Mieszkańcy wspólnie z Radą Sołecką zaangażowali się w utwardzanie dróg szczególnie tych polnych. Przed ośmiu laty rolnicy jeździli do Elektrociepłowni Racibórz po żużel, którym wysypywano i wyrównywano dojazdy do pól. W prace te włączyli się wszyscy, również pracownicy naszej RSP. Ponadto w czynie społecznym zrobiono jeden z przepustów drogowych - wylicza sołtys. W Borucinie utwardzonych zostało łącznie z wykonaniem podbudowy i kanalizacji wiele dróg wiejskich. Z właściwą sobie konsekwencją sołtys doprowadził do wykonania z pieniędzy powodziowych ul. Cegielnianej i ul. Polnej. Do zrobienia pozostały jeszcze ul. Tylna i Cicha. Chciałbym, by powstał też chodnik przy ul. Bończyka - dodaje. W Borucinie prężnie działa Dom Kultury, który po remoncie oddany został do użytku w 1989 r.
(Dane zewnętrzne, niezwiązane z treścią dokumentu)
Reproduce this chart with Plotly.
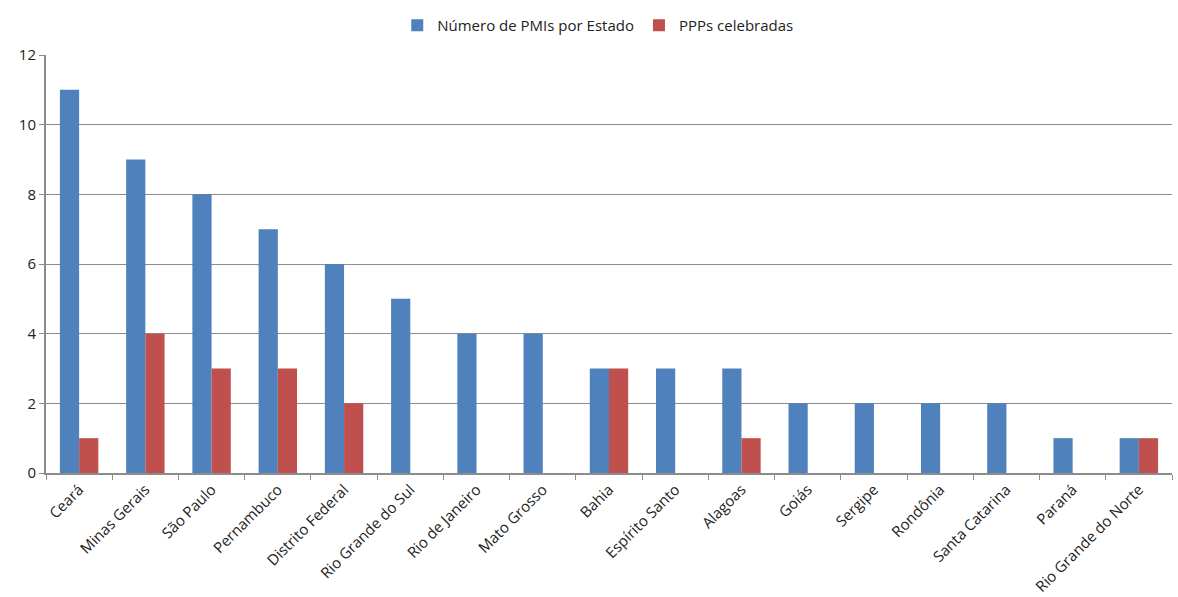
import plotly.graph_objects as go

estados = ["Ceará", "Minas Gerais", "São Paulo", "Pernambuco", "Distrito Federal",
           "Rio Grande do Sul", "Rio de Janeiro", "Mato Grosso", "Bahia", "Espírito Santo",
           "Alagoas", "Goiás", "Sergipe", "Rondônia", "Santa Catarina", "Paraná",
           "Rio Grande do Norte"]
pmis = [11, 9, 8, 7, 6, 5, 4, 4, 3, 3, 3, 2, 2, 2, 2, 1, 1]
ppps = [1, 4, 3, 3, 2, 0, 0, 0, 3, 0, 1, 0, 0, 0, 0, 0, 1]
y_ticks = [0, 2, 4, 6, 8, 10, 12]

font = "Open Sans, Liberation Sans, sans-serif"

fig = go.Figure()
fig.add_trace(go.Bar(x=estados, y=pmis, name="Número de PMIs por Estado",
                     marker=dict(color="#4F81BD", line=dict(width=0))))
fig.add_trace(go.Bar(x=estados, y=ppps, name="PPPs celebradas",
                     marker=dict(color="#C0504D", line=dict(width=0))))

fig.update_layout(
    width=1178, height=597,
    barmode="group", bargap=0.42, bargroupgap=0,
    plot_bgcolor="white", paper_bgcolor="white",
    margin=dict(l=46, r=6, t=55, b=124, autoexpand=False),
    font=dict(family=font, size=15, color="#222"),
    legend=dict(orientation="h", x=0.49, xanchor="center", y=0.985, yanchor="top",
                yref="container", font=dict(size=15), itemwidth=30,
                traceorder="normal"),
    xaxis=dict(tickangle=-45, showline=True, linecolor="#8c8c8c", linewidth=2,
               ticks="outside", tickson="boundaries", ticklen=5, tickcolor="#8c8c8c",
               showgrid=False, tickfont=dict(size=15), automargin=False),
    yaxis=dict(range=[0, 12], tickvals=y_ticks, showline=True, linecolor="#8c8c8c",
               linewidth=2, ticks="outside", ticklen=5, tickcolor="#8c8c8c",
               showgrid=True, gridcolor="#8c8c8c", gridwidth=1, zeroline=False,
               tickfont=dict(size=15), automargin=False),
)

fig.write_html("out.html")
Tam swoją siedzibę ma miejscowe KGW. A tak niewiele brakowało, i zostałby zlikwidowany - przyznaje pan Ryszard.
Wiele wysiłku wcześniej jako członek, a obecnie osoba wspierająca Radę Parafialną, sołtys wkłada w prace przy kościele. Każdy człowiek powinien po sobie coś zostawić. Jestem pewny, że po dokładnym przeanalizowaniu problemu zawsze znajdzie się rozwiązanie, gdyż nie ma rzeczy nie do zrobienia - uważa.
Obecnie Ryszard Polak wspólnie z Radą Sołecką i mieszkańcami podjął się budowy „Ogródka Jordanowskiego” przy ul. Kopernika. Oprócz placu zabaw będzie tam ścieżka rowerowa dla dzieci. Znajdziemy też z pewnością kogoś, kto zadba o ogródek - twierdzi.
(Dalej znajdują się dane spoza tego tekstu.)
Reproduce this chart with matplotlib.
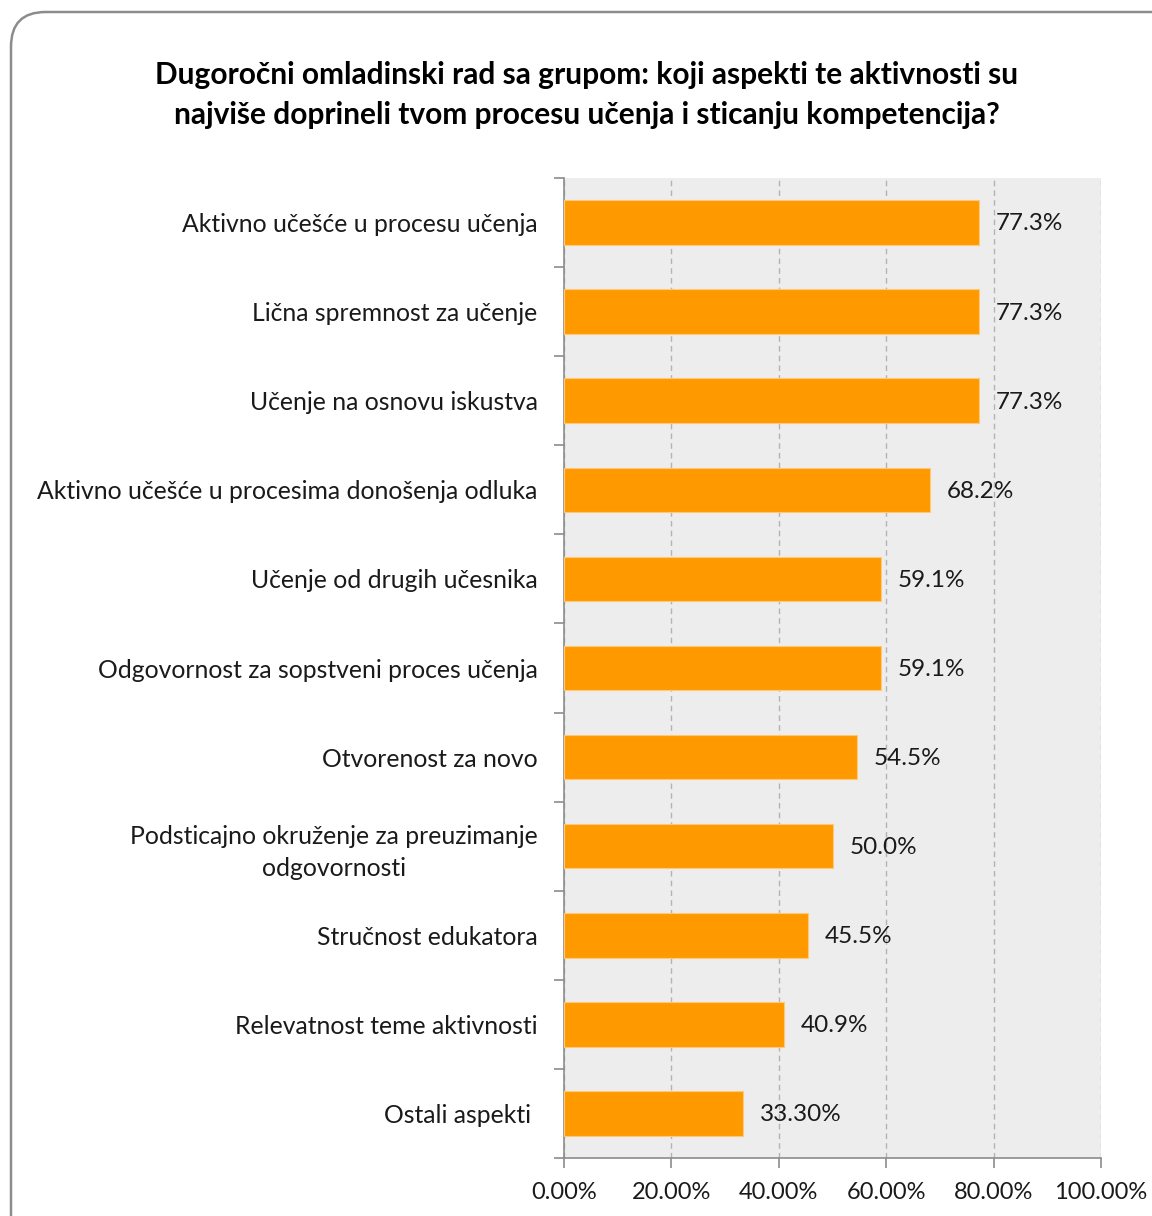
import matplotlib.pyplot as plt
from matplotlib.patches import FancyBboxPatch
from matplotlib.ticker import FixedLocator

plt.rcParams['font.family'] = ['Lato', 'DejaVu Sans']

title = ("Dugoročni omladinski rad sa grupom: koji aspekti te aktivnosti su\n"
         "najviše doprineli tvom procesu učenja i sticanju kompetencija?")

categories = [
    "Aktivno učešće u procesu učenja",
    "Lična spremnost za učenje",
    "Učenje na osnovu iskustva",
    "Aktivno učešće u procesima donošenja odluka",
    "Učenje od drugih učesnika",
    "Odgovornost za sopstveni proces učenja",
    "Otvorenost za novo",
    "Podsticajno okruženje za preuzimanje\nodgovornosti",
    "Stručnost edukatora",
    "Relevatnost teme aktivnosti",
    "Ostali aspekti ",
]
values = [77.3, 77.3, 77.3, 68.2, 59.1, 59.1, 54.5, 50.0, 45.5, 40.9, 33.3]
value_labels = ["77.3%", "77.3%", "77.3%", "68.2%", "59.1%", "59.1%",
                "54.5%", "50.0%", "45.5%", "40.9%", "33.30%"]
x_ticks = [0, 20, 40, 60, 80, 100]
x_tick_labels = ["0.00%", "20.00%", "40.00%", "60.00%", "80.00%", "100.00%"]

W, H = 1152, 1216
fig = plt.figure(figsize=(W / 100, H / 100), dpi=100)
fig.patch.set_facecolor("white")

# rounded chart frame
frame = FancyBboxPatch((11 / W, -0.05), 1.2, (H - 12) / H + 0.05,
                       boxstyle="round,pad=0,rounding_size=0.03",
                       transform=fig.transFigure, facecolor="none",
                       edgecolor="#8c8c8c", linewidth=1.8, zorder=0,
                       mutation_aspect=W / H)
fig.patches.append(frame)

fig.text(587 / W, 1 - 95 / H, title, ha="center", va="center",
         fontsize=21.5, fontweight="bold", color="#000000", linespacing=1.5)

ax = fig.add_axes([564 / W, 1 - 1158 / H, (1101 - 564) / W, (1158 - 178) / H])
ax.set_facecolor("#ededed")

n = len(categories)
ypos = list(range(n))
ax.barh(ypos, values, height=0.5, color="#ff9900", edgecolor="#ffc97a",
        linewidth=0.8, zorder=3)

for y, v, lab in zip(ypos, values, value_labels):
    ax.annotate(lab, (v, y), xytext=(12, -1), textcoords="offset points",
                ha="left", va="center", fontsize=17.5, color="#1a1a1a")

ax.set_xlim(0, 100)
ax.set_ylim(n - 0.5, -0.5)
ax.set_xticks(x_ticks)
ax.set_xticklabels(x_tick_labels, fontsize=17, color="#1a1a1a")
ax.set_yticks(ypos)
ax.set_yticklabels(categories, fontsize=17.8, color="#1a1a1a",
                   multialignment="center", linespacing=1.45)
ax.yaxis.set_minor_locator(FixedLocator([i - 0.5 for i in range(n + 1)]))
ax.tick_params(axis="y", which="major", length=0, pad=19)
ax.tick_params(axis="y", which="minor", length=7, color="#8c8c8c", width=1.2)
ax.tick_params(axis="x", length=7, color="#8c8c8c", width=1.2, pad=10)

ax.grid(axis="x", color="#b3b3b3", linestyle=(0, (4, 3)), linewidth=1, zorder=1)
ax.set_axisbelow(True)
for s in ("top", "right"):
    ax.spines[s].set_visible(False)
for s in ("left", "bottom"):
    ax.spines[s].set_color("#8c8c8c")
    ax.spines[s].set_linewidth(1.2)

fig.savefig("out.png", dpi=100)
Borucin to przede wszystkim miejscowość rolnicza. Istnieje tam kilka większych ok. 20-hektarowych gospodarstw. Ponieważ pan Ryszard sam prowadzi gospodarstwo, doskonale rozumie problemy rolników: Coś jest chyba nie tak, jeśli rolnik posiadający duże gospodarstwo, musi dorabiać w Holandii, żeby je utrzymać.
Ryszarda Polaka w obowiązkach sołtysa zawsze wspierała żona Aleksandra. Dawniej pracowała w GS, a obecnej Spółdzielni „Śląsk” Krzanowice. Państwo Polakowie mają troje dzieci i dziesięcioro wnuków.
Mąż nie tylko umie doskonale porozumieć się z mieszkańcami, przekonać i wysłuchać ich problemów, ale też potrafi współpracować z władzami gminy - mówi pani Aleksandra. Ryszard Polak jest przekonany, że sołtys powinien być zdecydowany w działaniu: Sam jestem człowiekiem otwartym i szczerym, dlatego nie lubię fałszu. Jeśli coś postanowię i obiecam, to na pewno z tego się wywiążę.